Nei circhi finti artisti migranti: giro da sette milioni L’affare di famiglia di un funzionario regionale

Altro che scafisti. Gli uomini al centro dell’operazione Golden circus avevano messo su una vera e propria agenzia di viaggi. Nessuna imbarcazione fatiscente, niente viaggi della speranza, i migranti venivano fatti entrare in Italia su normali voli di linea provenienti da India, Pakistan e Bangladesh. Tutto ciò grazie a una norma presente nella legislazione siciliana e al lavoro di un impiegato infedele dell’assessorato regionale alla Famiglia, su cui adesso pende un’accusa di corruzione. Un business gestito con l’aiuto della famiglia. 

La legge che regola i flussi migratori all’interno dell’ordinamento siciliano consente, a differenza di quella nazionale, di superare il limite di ingressi per quei lavoratori extracomunitari inquadrati nel settore dello spettacolo per svolgere attività artistiche in vari campi, in special modo nel settore circense. Il tutto senza passare attraverso i controlli del ministero del Lavoro. L’organizzazione, che oltre a essere attiva su gran parte del territorio nazionale aveva anche delle propaggini all’estero, pensava a tutto. Ai clienti – i gestori dei circhi che facevano richiesta di dipendenti provenienti dal subcontinente asiatico in cambio di cospicui compensi – veniva offerto persino il disbrigo delle pratiche necessarie per il trasferimento della sede legale in Sicilia.

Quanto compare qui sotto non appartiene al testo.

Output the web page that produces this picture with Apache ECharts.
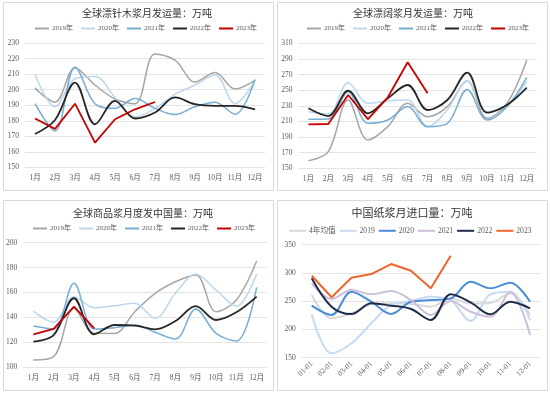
<!DOCTYPE html>
<html>
<head>
<meta charset="utf-8">
<script src="https://cdn.jsdelivr.net/npm/echarts@6/dist/echarts.min.js"></script>
<style>
html,body{margin:0;padding:0;background:#fff;}
#c{width:550px;height:394px;}
</style>
</head>
<body>
<div id="c"></div>
<script>
// ---- Data ----
const months = ['1月','2月','3月','4月','5月','6月','7月','8月','9月','10月','11月','12月'];
const importLabels = ['01-01','02-01','03-01','04-01','05-01','06-01','07-01','08-01','09-01','10-01','11-01','12-01'];
const yearNames = ['2019年','2020年','2021年','2022年','2023年'];
const importNames = ['4年均值','2019','2020','2021','2022','2023'];

const softwood2019 = [201, 192, 214, 203, 194, 191, 223, 219, 205, 211, 200.5, 206];
const softwood2020 = [209.7, 189, 207, 208.5, 195, 182.5, 188, 197, 203, 209.5, 191, 206];
const softwood2021 = [191, 173.5, 214.6, 191, 188, 194.3, 188, 184, 189, 192, 184.2, 206.5];
const softwood2022 = [171.5, 180.5, 204.6, 177.8, 192.8, 181.5, 185.3, 195, 190.7, 189.6, 189.6, 187.4];
const softwood2023 = [181.5, 174.8, 191, 166, 181, 187.4, 192.1];

const hardwood2019 = [159.7, 171.3, 237.4, 186.2, 203.3, 233.2, 216, 229, 262, 214, 233, 288.6];
const hardwood2020 = [222.4, 219.5, 259.6, 233.2, 236, 237.4, 203.3, 224.6, 262, 222.4, 231, 261];
const hardwood2021 = [212.7, 213, 248, 207.6, 211.8, 229, 203.3, 207.6, 251, 211.8, 228.8, 266.5];
const hardwood2022 = [226.8, 216.9, 249.3, 220.4, 239.6, 256.6, 224.6, 237.4, 272.4, 221.2, 231, 253.2];
const hardwood2023 = [206.3, 206.7, 243.8, 213, 240.9, 285.7, 246];

const china2019 = [105.6, 108.3, 147.2, 127.1, 127, 144.5, 159.3, 168.6, 174, 144.5, 153.9, 185.3];
const china2020 = [145, 136, 156.6, 147.7, 149.3, 151.2, 139.2, 159.3, 174.6, 162, 149, 174.8];
const china2021 = [133, 130.6, 167.3, 130.6, 131.6, 133.8, 127.9, 122.5, 146.7, 127.1, 120.9, 164.1];
const china2022 = [120.4, 125.7, 155.3, 126.3, 133.8, 133.3, 130.3, 137, 149, 137.8, 144, 156.6];
const china2023 = [126.3, 130.6, 148.5, 131.1];

const importAvg = [261, 219.7, 228.6, 244.5, 246.2, 245, 240.3, 255, 246, 247, 264, 225.6];
const import2019 = [226.8, 157.8, 175.5, 210.9, 243.3, 250.4, 258, 252, 215, 262.2, 266.8, 216.7];
const import2020 = [242.1, 225.6, 266.8, 249.1, 227.3, 249, 252, 255, 284.5, 272.8, 282.7, 249];
const import2021 = [281.6, 253.9, 269.8, 262.2, 268, 252, 225.6, 250.3, 231.4, 222.6, 265.7, 190.2];
const import2022 = [290.5, 240.3, 227.3, 246.3, 242.1, 236.2, 216.7, 262.2, 248, 226.8, 249.1, 237.4];
const import2023 = [295.1, 256.9, 291.6, 298.1, 315.8, 304, 272.8, 330.5];

// ---- Styles ----
const yearColors = ['#A6A6A6', '#BDD7EE', '#76AED3', '#262626', '#C80000'];
const yearWidths = [1.5, 1.5, 1.5, 1.8, 1.8];
const importColors = ['#D9D9D9', '#C6DBF2', '#4A8ED8', '#CDBFDC', '#1F2E48', '#F0652B'];
const importWidths = [2, 2, 2, 2, 2, 2];

const numFont = "'Liberation Serif', 'Noto Sans CJK SC', serif";
const cjkFont = "'Noto Sans CJK SC', sans-serif";
const labelColor = '#595959';
const gridLine = '#E3E3E3';

const chart = echarts.init(document.getElementById('c'), null, {renderer: 'canvas'});

function mkSeries(names, datas, colors, widths, gridIdx, straightLast) {
  return names.map((n, i) => ({
    name: n,
    type: 'line',
    xAxisIndex: gridIdx,
    yAxisIndex: gridIdx,
    data: datas[i],
    symbol: 'none',
    smooth: (straightLast && i === names.length - 1) ? false : 0.35,
    itemStyle: {color: colors[i]},
    lineStyle: {color: colors[i], width: widths[i]},
    z: 2 + i
  }));
}

function xAx(gridIdx, cats, rotate) {
  return {
    type: 'category', gridIndex: gridIdx, data: cats, boundaryGap: true,
    axisLine: {show: false}, axisTick: {show: false},
    axisLabel: {color: labelColor, fontSize: 7.5, fontFamily: numFont, margin: rotate ? 5 : 7, rotate: rotate || 0, interval: 0}
  };
}
function yAx(gridIdx, min, max, interval) {
  return {
    type: 'value', gridIndex: gridIdx, min: min, max: max, interval: interval,
    axisLine: {show: false}, axisTick: {show: false},
    axisLabel: {color: labelColor, fontSize: 7.5, fontFamily: numFont, margin: 6},
    splitLine: {lineStyle: {color: gridLine, width: 1}}
  };
}
function ttl(text, x, top, size) {
  return {text: text, left: x, top: top, textAlign: 'center', padding: 0,
    textStyle: {fontSize: size, fontWeight: 'normal', color: '#333333', fontFamily: cjkFont}};
}
function lgd(data, left, top, iw, gap, fs) {
  return {data: data, left: left, top: top, padding: 0, icon: 'rect', itemWidth: iw, itemHeight: 2,
    itemGap: gap, selectedMode: false,
    textStyle: {fontSize: fs, color: labelColor, fontFamily: numFont, padding: [0, 0, 0, -2]}};
}

const option = {
  animation: false,
  backgroundColor: '#ffffff',
  title: [
    ttl('全球漂针木浆月发运量：万吨', 147, 8, 10),
    ttl('全球漂阔浆月发运量：万吨', 413, 8, 10),
    ttl('全球商品浆月度发中国量：万吨', 143, 208, 10),
    ttl('中国纸浆月进口量：万吨', 412, 207, 11)
  ],
  legend: [
    lgd(yearNames.map(n => n), 35, 25, 14, 8, 7),
    lgd(yearNames.map(n => n), 307, 25, 14, 8, 7),
    lgd(yearNames.map(n => n), 33, 225, 14, 8, 7),
    lgd(importNames, 289, 227, 17, 4, 7.6)
  ],
  grid: [
    {left: 25, top: 43, width: 240, height: 124.5},
    {left: 298.5, top: 43.3, width: 238.2, height: 125},
    {left: 23.2, top: 242.7, width: 243.6, height: 124.3},
    {left: 301.8, top: 244.7, width: 238.2, height: 113}
  ],
  xAxis: [xAx(0, months), xAx(1, months), xAx(2, months), xAx(3, importLabels, 45)],
  yAxis: [yAx(0, 150, 230, 10), yAx(1, 150, 310, 20), yAx(2, 100, 200, 20), yAx(3, 150, 350, 50)],
  graphic: [
    {type: 'rect', shape: {x: 3.5, y: 2.5, width: 270, height: 188}, style: {fill: 'none', stroke: '#D9D9D9', lineWidth: 1}, silent: true},
    {type: 'rect', shape: {x: 277.5, y: 2.5, width: 270, height: 188}, style: {fill: 'none', stroke: '#D9D9D9', lineWidth: 1}, silent: true},
    {type: 'rect', shape: {x: 3.5, y: 200.5, width: 270, height: 190}, style: {fill: 'none', stroke: '#D9D9D9', lineWidth: 1}, silent: true},
    {type: 'rect', shape: {x: 277.5, y: 200.5, width: 270, height: 190}, style: {fill: 'none', stroke: '#D9D9D9', lineWidth: 1}, silent: true}
  ],
  series: [].concat(
    mkSeries(yearNames, [softwood2019, softwood2020, softwood2021, softwood2022, softwood2023], yearColors, yearWidths, 0, true),
    mkSeries(yearNames, [hardwood2019, hardwood2020, hardwood2021, hardwood2022, hardwood2023], yearColors, yearWidths, 1, true),
    mkSeries(yearNames, [china2019, china2020, china2021, china2022, china2023], yearColors, yearWidths, 2, true),
    mkSeries(importNames, [importAvg, import2019, import2020, import2021, import2022, import2023], importColors, importWidths, 3, true)
  )
};
chart.setOption(option);
</script>
</body>
</html>
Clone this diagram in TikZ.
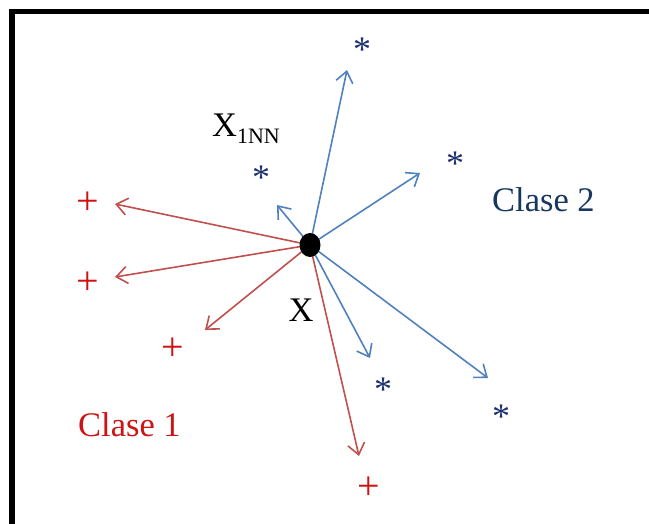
\documentclass[tikz,border=0pt]{standalone}
\usepackage{fontspec}
\setmainfont{Liberation Serif}
\usetikzlibrary{arrows.meta,shapes.geometric,backgrounds}
\definecolor{arrowblue}{RGB}{79,129,189}
\definecolor{arrowred}{RGB}{192,80,77}
\definecolor{starblue}{RGB}{28,48,110}
\definecolor{clasetwo}{RGB}{23,55,94}
\definecolor{plusred}{RGB}{205,20,20}
\tikzset{
  bluearrow/.style={draw=arrowblue, line width=1.6pt, -{Straight Barb[length=11pt,width=17pt,line width=1.6pt]}},
  redarrow/.style={draw=arrowred, line width=1.6pt, -{Straight Barb[length=11pt,width=17pt,line width=1.6pt]}},
  starnode/.style={font=\fontsize{36}{36}\selectfont, text=starblue, inner sep=0pt, anchor=base},
  plusnode/.style={font=\fontsize{40}{40}\selectfont, text=plusred, inner sep=0pt, anchor=base},
  labeltext/.style={font=\fontsize{34.5}{34.5}\selectfont, inner sep=0pt},
}
\begin{document}
\begin{tikzpicture}[x=1pt,y=-1pt]
\clip (0,0) rectangle (649,523);
\draw[line width=5.5pt] (12,11.5) rectangle (700,600);
% data points
\node[starnode] (s1) at (362,61) {*};
\node[starnode] (s2) at (261,189) {*};
\node[starnode] (s3) at (455,175) {*};
\node[starnode] (s4) at (383,401) {*};
\node[starnode] (s5) at (501,428) {*};
\node[plusnode] (p1) at (88,214) {+};
\node[plusnode] (p2) at (88,294) {+};
\node[plusnode] (p3) at (173,360) {+};
\node[plusnode] (p4) at (369,499) {+};
% labels
\node[labeltext, anchor=base west, text=clasetwo] (c2) at (492,211) {Clase 2};
\node[labeltext, anchor=base west, text=plusred] (c1) at (78,436) {Clase 1};
\node[labeltext, anchor=base west] (x1nn) at (212,136) {X\raisebox{-7pt}{\fontsize{22}{22}\selectfont 1NN}};
\node[labeltext, anchor=base] (xl) at (301,321) {X};
% query point
\node[ellipse, fill=black, minimum width=21pt, minimum height=24pt, inner sep=0pt] (x) at (310,245) {};
% arrow tips
\coordinate (b1) at (347,70);
\coordinate (b2) at (420,173);
\coordinate (b3) at (277,205);
\coordinate (b4) at (370,358);
\coordinate (b5) at (488,378);
\coordinate (r1) at (115,204);
\coordinate (r2) at (115,277);
\coordinate (r3) at (205,330);
\coordinate (r4) at (359,456);
\begin{pgfonlayer}{background}
\foreach \t in {b1,b2,b3,b4,b5} \draw[bluearrow] (x.center) -- (\t);
\foreach \t in {r1,r2,r3,r4} \draw[redarrow] (x.center) -- (\t);
\end{pgfonlayer}
\end{tikzpicture}
\end{document}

Gli aspiranti artisti, venivano reclutati direttamente nei Paesi di provenienza da alcuni complici dell’organizzazione, mentre in Italia altri personaggi, tra cui Tommaso Fernandez e il cognato Guglielmo Allemanno, fungevano da intermediazione con gli organismi amministrativi. Il perno attorno al quale ruotava tutto il sistema era Vito Gambino, responsabile dell’ufficio speciale di collocamento per i lavoratori dello spettacolo dell’assessorato della Famiglia e del Lavoro della Regione, che gestiva la parte burocratica, occupandosi di presentare in questura le false istruttorie per ottenere un vero nullaosta. La posta in gioco, quella di un giro d’affari che superava i sette milioni di euro, era però così allettante che l’impiegato ha deciso in un secondo momento di agire in autonomia con l’aiuto della moglie, Provvidenza, e dei figli, Francesco e Vincenzo. Quest’ultimo era proprietario di un piccolo ufficio che molto spesso fungeva da casella postale per i circhi che decidevano di trasferirsi nell’Isola.

Tra i circhi coinvolti nelle indagini anche alcuni noti come il circo Sandra Orfei, il circo Lino Orfei, il circo Bizzarro e il Città di Roma, mentre altri addirittura risultavano esistere solo sulla carta, come il Circo Kumar. Quarantuno i fermi eseguiti dagli uomini della seconda sezione investigativa della squadra mobile di Palermo, con 23 commissari di polizia coinvolti nelle operazioni in Italia e all’estero.